- **Exercise brief**
Make an exact copy of the lines, leaving the pictures out.
— Start Information provided —
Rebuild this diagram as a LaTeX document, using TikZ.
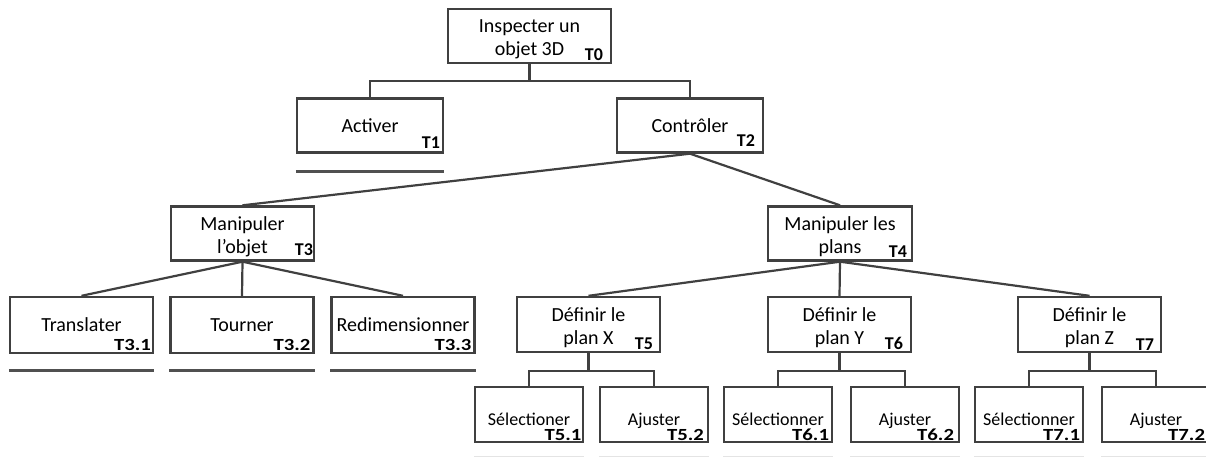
\documentclass[tikz,border=0pt]{standalone}
\usepackage{fontspec}
\setmainfont{Carlito}
\newfontfamily\labwide[FakeStretch=1.22]{Carlito}
\usetikzlibrary{calc}
\definecolor{linec}{RGB}{64,64,64}
\definecolor{ulc}{RGB}{80,80,80}
\definecolor{faint}{RGB}{228,228,228}
\newcommand\tlab[5]{\node[labst,#5] (#1l) at ([xshift=-#2pt,yshift=#3pt]#1.south east) {#4};}
\newcommand\twol[2]{\raisebox{-3.5pt}[\height][\depth]{\begin{tabular}{@{}c@{}}#1\\#2\end{tabular}}}
\begin{document}
\begin{tikzpicture}[x=1pt,y=-1pt,
  box/.style={draw=linec, line width=2.4pt, inner sep=0pt, fill=white,
    font=\fontsize{20}{23}\selectfont},
  top/.style={box, minimum width=146pt, minimum height=54pt},
  mid/.style={box, minimum width=143pt, minimum height=54pt},
  leaf/.style={box, minimum width=108pt, minimum height=55pt, text height=22pt, text depth=0pt,
    font=\fontsize{18}{21}\selectfont},
  labst/.style={inner sep=0pt, anchor=base east, font=\fontsize{18}{18}\selectfont\bfseries},
  wide/.style={font=\labwide\fontsize{17}{17}\selectfont\bfseries},
  conn/.style={draw=linec, line width=2.2pt},
  ul/.style={draw=ulc, line width=2.6pt},
  fl/.style={draw=faint, line width=1.6pt}]
\useasboundingbox (0,0) rectangle (1206,457);
% level 0
\node[box, minimum width=163pt, minimum height=54pt] (T0) at (529.5,36) {\twol{Inspecter un}{objet 3D}};
% level 1
\node[top] (T1) at (370,125.5) {Activer};
\node[top] (T2) at (690,125.5) {Contrôler};
% level 2
\node[mid] (T3) at (242.5,233.5) {\twol{Manipuler}{l’objet}};
\node[mid, minimum width=144pt] (T4) at (840,233.5) {\twol{Manipuler les}{plans}};
% level 3
\node[mid, minimum height=56pt] (T31) at (81.5,325) {Translater};
\node[mid, minimum height=56pt] (T32) at (242,325) {Tourner};
\node[mid, minimum height=56pt] (T33) at (403,325) {Redimensionner};
\node[mid, minimum height=55pt] (T5) at (588.5,324.5) {\twol{Définir le}{plan X}};
\node[mid, minimum height=55pt] (T6) at (839.5,324.5) {\twol{Définir le}{plan Y}};
\node[mid, minimum height=55pt] (T7) at (1089.5,324.5) {\twol{Définir le}{plan Z}};
% level 4
\node[leaf] (T51) at (529,414.5) {Sélectioner};
\node[leaf] (T52) at (654,414.5) {Ajuster};
\node[leaf] (T61) at (778,414.5) {Sélectionner};
\node[leaf] (T62) at (905,414.5) {Ajuster};
\node[leaf] (T71) at (1029,414.5) {Sélectionner};
\node[leaf] (T72) at (1156,414.5) {Ajuster};
% labels
\tlab{T0}{9}{4}{T0}{}
\tlab{T1}{4}{5}{T1}{}
\tlab{T2}{9}{7}{T2}{}
\tlab{T3}{2}{6}{T3}{}
\tlab{T4}{6}{4}{T4}{}
\tlab{T5}{8}{4}{T5}{}
\tlab{T6}{9}{4}{T6}{}
\tlab{T7}{8}{2.5}{T7}{}
\tlab{T31}{3}{4}{T3.1}{wide}
\tlab{T32}{4}{4}{T3.2}{wide}
\tlab{T33}{4}{4}{T3.3}{wide}
\tlab{T51}{2.5}{2.5}{T5.1}{wide}
\tlab{T52}{5}{2.5}{T5.2}{wide}
\tlab{T61}{4}{2.5}{T6.1}{wide}
\tlab{T62}{6}{2.5}{T6.2}{wide}
\tlab{T71}{4}{2.5}{T7.1}{wide}
\tlab{T72}{6}{2.5}{T7.2}{wide}
% connectors
\draw[conn] (T0.south) -- ++(0,17) -| (T1.north);
\draw[conn] (T0.south) -- ++(0,17) -| (T2.north);
\draw[conn] (T2.south) -- (T3.north);
\draw[conn] (T2.south) -- (T4.north);
\draw[conn] (T3.south) -- (T31.north);
\draw[conn] (T3.south) -- (T32.north);
\draw[conn] (T3.south) -- (T33.north);
\draw[conn] (T4.south) -- (T5.north);
\draw[conn] (T4.south) -- (T6.north);
\draw[conn] (T4.south) -- (T7.north);
\draw[conn] (T5.south) -- ++(0,18) -| (T51.north);
\draw[conn] (T5.south) -- ++(0,18) -| (T52.north);
\draw[conn] (T6.south) -- ++(0,18) -| (T61.north);
\draw[conn] (T6.south) -- ++(0,18) -| (T62.north);
\draw[conn] (T7.south) -- ++(0,18) -| (T71.north);
\draw[conn] (T7.south) -- ++(0,18) -| (T72.north);
% underlines
\draw[ul] ($(T1.south west)+(0,18)$) -- ($(T1.south east)+(0,18)$);
\foreach \n in {T31,T32,T33}{
  \draw[ul] ($(\n.south west)+(0,16)$) -- ($(\n.south east)+(0,16)$);}
\foreach \n in {T51,T52,T61,T62,T71,T72}{
  \draw[fl] ($(\n.south west)+(0,14)$) -- ($(\n.south east)+(0,14)$);}
\end{tikzpicture}
\end{document}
— End Information provided —
- **Exercise result**
Rebuild this diagram as a LaTeX document, using TikZ.
\documentclass[tikz,border=0pt]{standalone}
\usepackage{fontspec}
\setmainfont{Carlito}
\newfontfamily\labwide[FakeStretch=1.22]{Carlito}
\usetikzlibrary{calc}
\definecolor{linec}{RGB}{64,64,64}
\definecolor{ulc}{RGB}{80,80,80}
\definecolor{faint}{RGB}{228,228,228}
\newcommand\tlab[5]{\node[labst,#5] (#1l) at ([xshift=-#2pt,yshift=#3pt]#1.south east) {#4};}
\newcommand\twol[2]{\raisebox{-3.5pt}[\height][\depth]{\begin{tabular}{@{}c@{}}#1\\#2\end{tabular}}}
\begin{document}
\begin{tikzpicture}[x=1pt,y=-1pt,
  box/.style={draw=linec, line width=2.4pt, inner sep=0pt, fill=white,
    font=\fontsize{20}{23}\selectfont},
  top/.style={box, minimum width=146pt, minimum height=54pt},
  mid/.style={box, minimum width=143pt, minimum height=54pt},
  leaf/.style={box, minimum width=108pt, minimum height=55pt, text height=22pt, text depth=0pt,
    font=\fontsize{18}{21}\selectfont},
  labst/.style={inner sep=0pt, anchor=base east, font=\fontsize{18}{18}\selectfont\bfseries},
  wide/.style={font=\labwide\fontsize{17}{17}\selectfont\bfseries},
  conn/.style={draw=linec, line width=2.2pt},
  ul/.style={draw=ulc, line width=2.6pt},
  fl/.style={draw=faint, line width=1.6pt}]
\useasboundingbox (0,0) rectangle (1206,457);
% level 0
\node[box, minimum width=163pt, minimum height=54pt] (T0) at (529.5,36) {\twol{Inspecter un}{objet 3D}};
% level 1
\node[top] (T1) at (370,125.5) {Activer};
\node[top] (T2) at (690,125.5) {Contrôler};
% level 2
\node[mid] (T3) at (242.5,233.5) {\twol{Manipuler}{l’objet}};
\node[mid, minimum width=144pt] (T4) at (840,233.5) {\twol{Manipuler les}{plans}};
% level 3
\node[mid, minimum height=56pt] (T31) at (81.5,325) {Translater};
\node[mid, minimum height=56pt] (T32) at (242,325) {Tourner};
\node[mid, minimum height=56pt] (T33) at (403,325) {Redimensionner};
\node[mid, minimum height=55pt] (T5) at (588.5,324.5) {\twol{Définir le}{plan X}};
\node[mid, minimum height=55pt] (T6) at (839.5,324.5) {\twol{Définir le}{plan Y}};
\node[mid, minimum height=55pt] (T7) at (1089.5,324.5) {\twol{Définir le}{plan Z}};
% level 4
\node[leaf] (T51) at (529,414.5) {Sélectioner};
\node[leaf] (T52) at (654,414.5) {Ajuster};
\node[leaf] (T61) at (778,414.5) {Sélectionner};
\node[leaf] (T62) at (905,414.5) {Ajuster};
\node[leaf] (T71) at (1029,414.5) {Sélectionner};
\node[leaf] (T72) at (1156,414.5) {Ajuster};
% labels
\tlab{T0}{9}{4}{T0}{}
\tlab{T1}{4}{5}{T1}{}
\tlab{T2}{9}{7}{T2}{}
\tlab{T3}{2}{6}{T3}{}
\tlab{T4}{6}{4}{T4}{}
\tlab{T5}{8}{4}{T5}{}
\tlab{T6}{9}{4}{T6}{}
\tlab{T7}{8}{2.5}{T7}{}
\tlab{T31}{3}{4}{T3.1}{wide}
\tlab{T32}{4}{4}{T3.2}{wide}
\tlab{T33}{4}{4}{T3.3}{wide}
\tlab{T51}{2.5}{2.5}{T5.1}{wide}
\tlab{T52}{5}{2.5}{T5.2}{wide}
\tlab{T61}{4}{2.5}{T6.1}{wide}
\tlab{T62}{6}{2.5}{T6.2}{wide}
\tlab{T71}{4}{2.5}{T7.1}{wide}
\tlab{T72}{6}{2.5}{T7.2}{wide}
% connectors
\draw[conn] (T0.south) -- ++(0,17) -| (T1.north);
\draw[conn] (T0.south) -- ++(0,17) -| (T2.north);
\draw[conn] (T2.south) -- (T3.north);
\draw[conn] (T2.south) -- (T4.north);
\draw[conn] (T3.south) -- (T31.north);
\draw[conn] (T3.south) -- (T32.north);
\draw[conn] (T3.south) -- (T33.north);
\draw[conn] (T4.south) -- (T5.north);
\draw[conn] (T4.south) -- (T6.north);
\draw[conn] (T4.south) -- (T7.north);
\draw[conn] (T5.south) -- ++(0,18) -| (T51.north);
\draw[conn] (T5.south) -- ++(0,18) -| (T52.north);
\draw[conn] (T6.south) -- ++(0,18) -| (T61.north);
\draw[conn] (T6.south) -- ++(0,18) -| (T62.north);
\draw[conn] (T7.south) -- ++(0,18) -| (T71.north);
\draw[conn] (T7.south) -- ++(0,18) -| (T72.north);
% underlines
\draw[ul] ($(T1.south west)+(0,18)$) -- ($(T1.south east)+(0,18)$);
\foreach \n in {T31,T32,T33}{
  \draw[ul] ($(\n.south west)+(0,16)$) -- ($(\n.south east)+(0,16)$);}
\foreach \n in {T51,T52,T61,T62,T71,T72}{
  \draw[fl] ($(\n.south west)+(0,14)$) -- ($(\n.south east)+(0,14)$);}
\end{tikzpicture}
\end{document}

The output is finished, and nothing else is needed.